The 2009 Sundance Grand Jury Prize-winning documentary, We Live in Public, meanwhile, follows fallen dotcom entrepreneur Josh Harris -- AKA “the greatest Internet pioneer you’ve never heard of” -- as he conducts a pre-Big Brother “surveillance experiment” hailed by director Ondi Timoner as “a physical prediction of life online.” (Look for it in the future as a movie under the direction of Ben Stiller and starring Jonah Hill.)
Forecasts for the Future
And while some technocentric movies did not account for the internet in their representations of the future (Blade Runner, for one), others offer predictions for what may lie ahead. 2013’s Her, for example, forecasts a world in which man and machine (an intelligent computer operating system, to be exact) fall in love.
2016’s Nerve, meanwhile, offers “a comic-book vision of how the internet has become a gladiatorial arena of voyeurism,” according to Variety.

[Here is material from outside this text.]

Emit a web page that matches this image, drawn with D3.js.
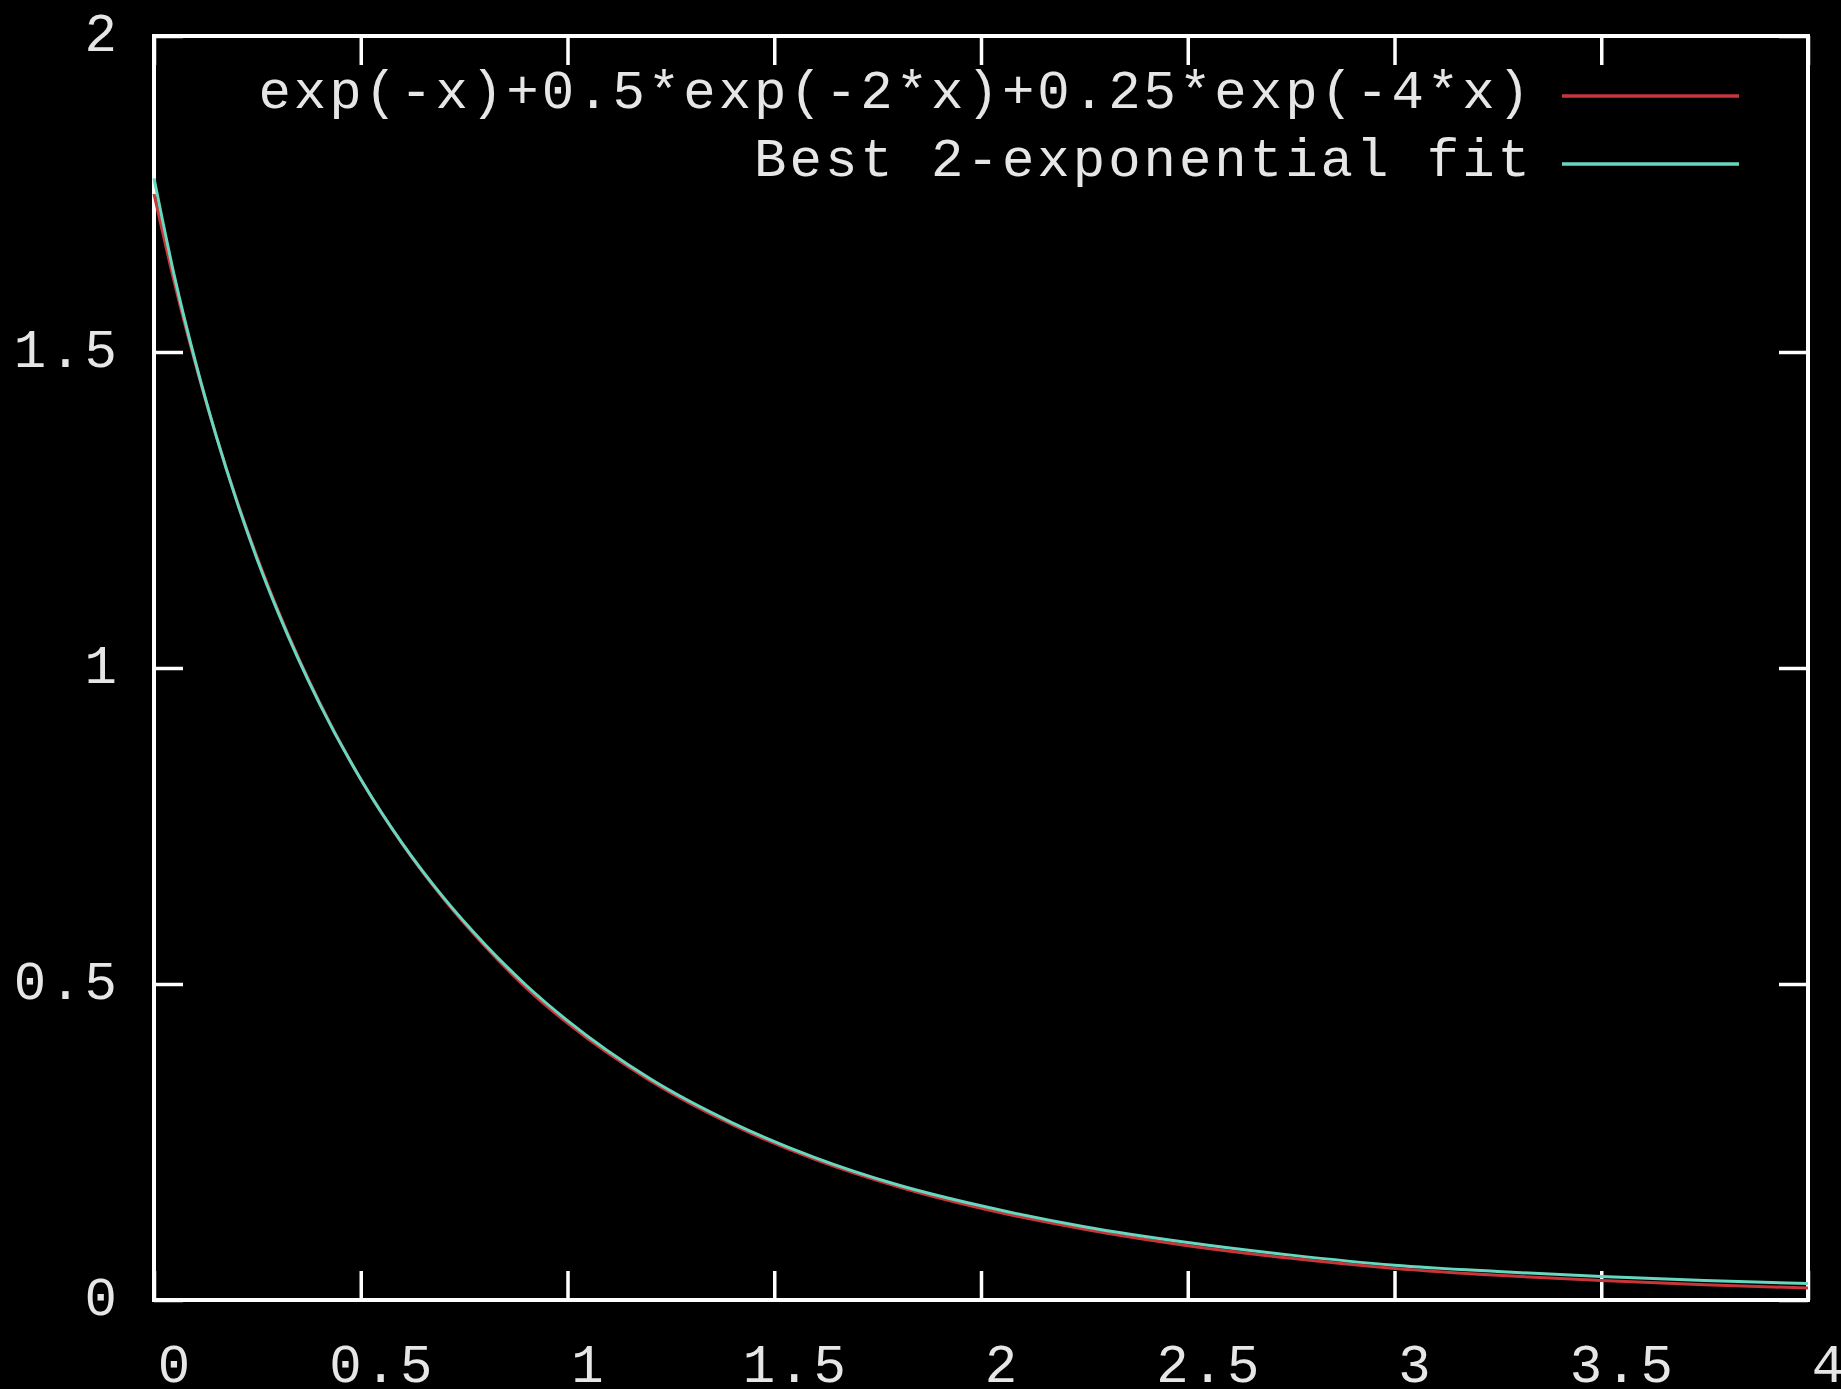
<!DOCTYPE html>
<html>
<head>
<meta charset="utf-8">
<script src="https://cdn.jsdelivr.net/npm/d3@7"></script>
<style>
  html, body { margin: 0; padding: 0; background: #000; }
  #chart { width: 1841px; height: 1389px; }
  text { font-family: "Liberation Mono", "DejaVu Sans Mono", monospace; fill: #e6e6e6; }
</style>
</head>
<body>
<div id="chart"></div>
<script>
// x positions sampled along the curves
const xValues = [0, 0.05, 0.1, 0.15, 0.2, 0.25, 0.3, 0.4, 0.5, 0.6, 0.7, 0.8, 0.9, 1.0, 1.2, 1.4, 1.6, 1.8, 2.0, 2.25, 2.5, 2.75, 3.0, 3.25, 3.5, 3.75, 4.0];
// exp(-x)+0.5*exp(-2*x)+0.25*exp(-4*x)
const sumValues = [1.75, 1.608, 1.482, 1.368, 1.266, 1.174, 1.091, 0.946, 0.824, 0.722, 0.635, 0.560, 0.494, 0.438, 0.347, 0.277, 0.222, 0.179, 0.145, 0.112, 0.086, 0.066, 0.050, 0.039, 0.031, 0.024, 0.019];
// best 2-exponential fit
const fitValues = [1.775, 1.618, 1.485, 1.368, 1.264, 1.171, 1.088, 0.944, 0.824, 0.723, 0.637, 0.563, 0.498, 0.442, 0.350, 0.280, 0.225, 0.182, 0.149, 0.116, 0.091, 0.071, 0.055, 0.045, 0.037, 0.031, 0.026];

const seriesNames = ["exp(-x)+0.5*exp(-2*x)+0.25*exp(-4*x)", "Best 2-exponential fit"];
const seriesColors = ["#c8363a", "#66d8bf"];

const xTicks = [0, 0.5, 1, 1.5, 2, 2.5, 3, 3.5, 4];
const xTickLabels = ["0", "0.5", "1", "1.5", "2", "2.5", "3", "3.5", "4"];
const yTicks = [0, 0.5, 1, 1.5, 2];
const yTickLabels = ["0", "0.5", "1", "1.5", "2"];

function draw() {
  const margin = { top: 36, right: 33, bottom: 89, left: 154 };
  const W = 1841, H = 1389;
  const width = W - margin.left - margin.right;
  const height = H - margin.top - margin.bottom;

  const svg = d3.select("#chart")
    .append("svg")
    .attr("width", W)
    .attr("height", H)
    .style("background", "#000");

  const g = svg.append("g")
    .attr("transform", `translate(${margin.left},${margin.top})`);

  const x = d3.scaleLinear().domain([0, 4]).range([0, width]);
  const y = d3.scaleLinear().domain([0, 2]).range([height, 0]);

  const tickLen = 29;
  const fontSize = 54;
  const spacing = 3;

  // ticks, mirrored on all four sides, pointing inward
  const bottomAxis = g.append("g")
    .attr("transform", `translate(0,${height})`)
    .call(d3.axisBottom(x).tickValues(xTicks).tickSize(-tickLen)
      .tickFormat((d, i) => xTickLabels[i]));
  const topAxis = g.append("g")
    .call(d3.axisTop(x).tickValues(xTicks).tickSize(-tickLen).tickFormat(""));
  const leftAxis = g.append("g")
    .call(d3.axisLeft(y).tickValues(yTicks).tickSize(-tickLen)
      .tickFormat((d, i) => yTickLabels[i]));
  const rightAxis = g.append("g")
    .attr("transform", `translate(${width},0)`)
    .call(d3.axisRight(y).tickValues(yTicks).tickSize(-tickLen).tickFormat(""));

  [bottomAxis, topAxis, leftAxis, rightAxis].forEach(a => {
    a.select(".domain").remove();
    a.selectAll("line").attr("stroke", "#fff").attr("stroke-width", 3.5);
  });

  bottomAxis.selectAll("text")
    .attr("x", 21)
    .attr("y", 82)
    .attr("dy", null)
    .attr("font-size", fontSize)
    .attr("letter-spacing", spacing)
    .attr("fill", "#e6e6e6");

  leftAxis.selectAll("text")
    .attr("x", -34)
    .attr("dy", 14)
    .attr("font-size", fontSize)
    .attr("letter-spacing", spacing)
    .attr("fill", "#e6e6e6");

  // frame
  g.append("rect")
    .attr("x", 0).attr("y", 0)
    .attr("width", width).attr("height", height)
    .attr("fill", "none")
    .attr("stroke", "#fff")
    .attr("stroke-width", 4);

  const line = d3.line()
    .x(d => x(d[0]))
    .y(d => y(d[1]))
    .curve(d3.curveMonotoneX);

  const series = [sumValues, fitValues];
  series.forEach((vals, k) => {
    g.append("path")
      .datum(xValues.map((xv, i) => [xv, vals[i]]))
      .attr("fill", "none")
      .attr("stroke", seriesColors[k])
      .attr("stroke-width", 3)
      .attr("d", line);
  });

  // legend
  const legendTextX = 1533 - margin.left;
  const legendLine = [1562 - margin.left, 1739 - margin.left];
  const legendY = [96 - margin.top, 164 - margin.top];
  seriesNames.forEach((name, k) => {
    g.append("text")
      .attr("x", legendTextX)
      .attr("y", legendY[k] + 12)
      .attr("text-anchor", "end")
      .attr("font-size", fontSize)
      .attr("letter-spacing", spacing)
      .text(name);
    g.append("line")
      .attr("x1", legendLine[0]).attr("x2", legendLine[1])
      .attr("y1", legendY[k]).attr("y2", legendY[k])
      .attr("stroke", seriesColors[k])
      .attr("stroke-width", 3.5);
  });
}

draw();
</script>
</body>
</html>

Insists writer Owen Gleiberman, “The movie captures how in an all-computer-all-the-time era, it’s inevitable — indeed, almost evolutionary — that people will be driven to seek out some way to be audaciously physical, to be out in the world and there.”
And circling back to Ready Player One, insiders point out that it “imagines a future [in 2044] that sounds an awful lot like it’s built on the blockchain,” according to Inverse. And while the book the movie is based on was published after the unveiling of blockchain, “it’s pretty cool that [author] recognized the potential of the blockchain as a game-changing technology,” proposes writer Kevin Litman-Navarro. Which begs the question: Will the book’s other imaginings come true? We may have to wait 30 years to find out.
And, of course, television shows have been getting in on the action, too, with everything from Mr. Robot to Black Mirror. And this retrospective is just a drop in the bucket (or a body plug in the Matrix, as the case may be) when it comes to the internet and movies. As the genre continues to evolve, more movies will tackle what it meant, means and will mean to live in the digital world.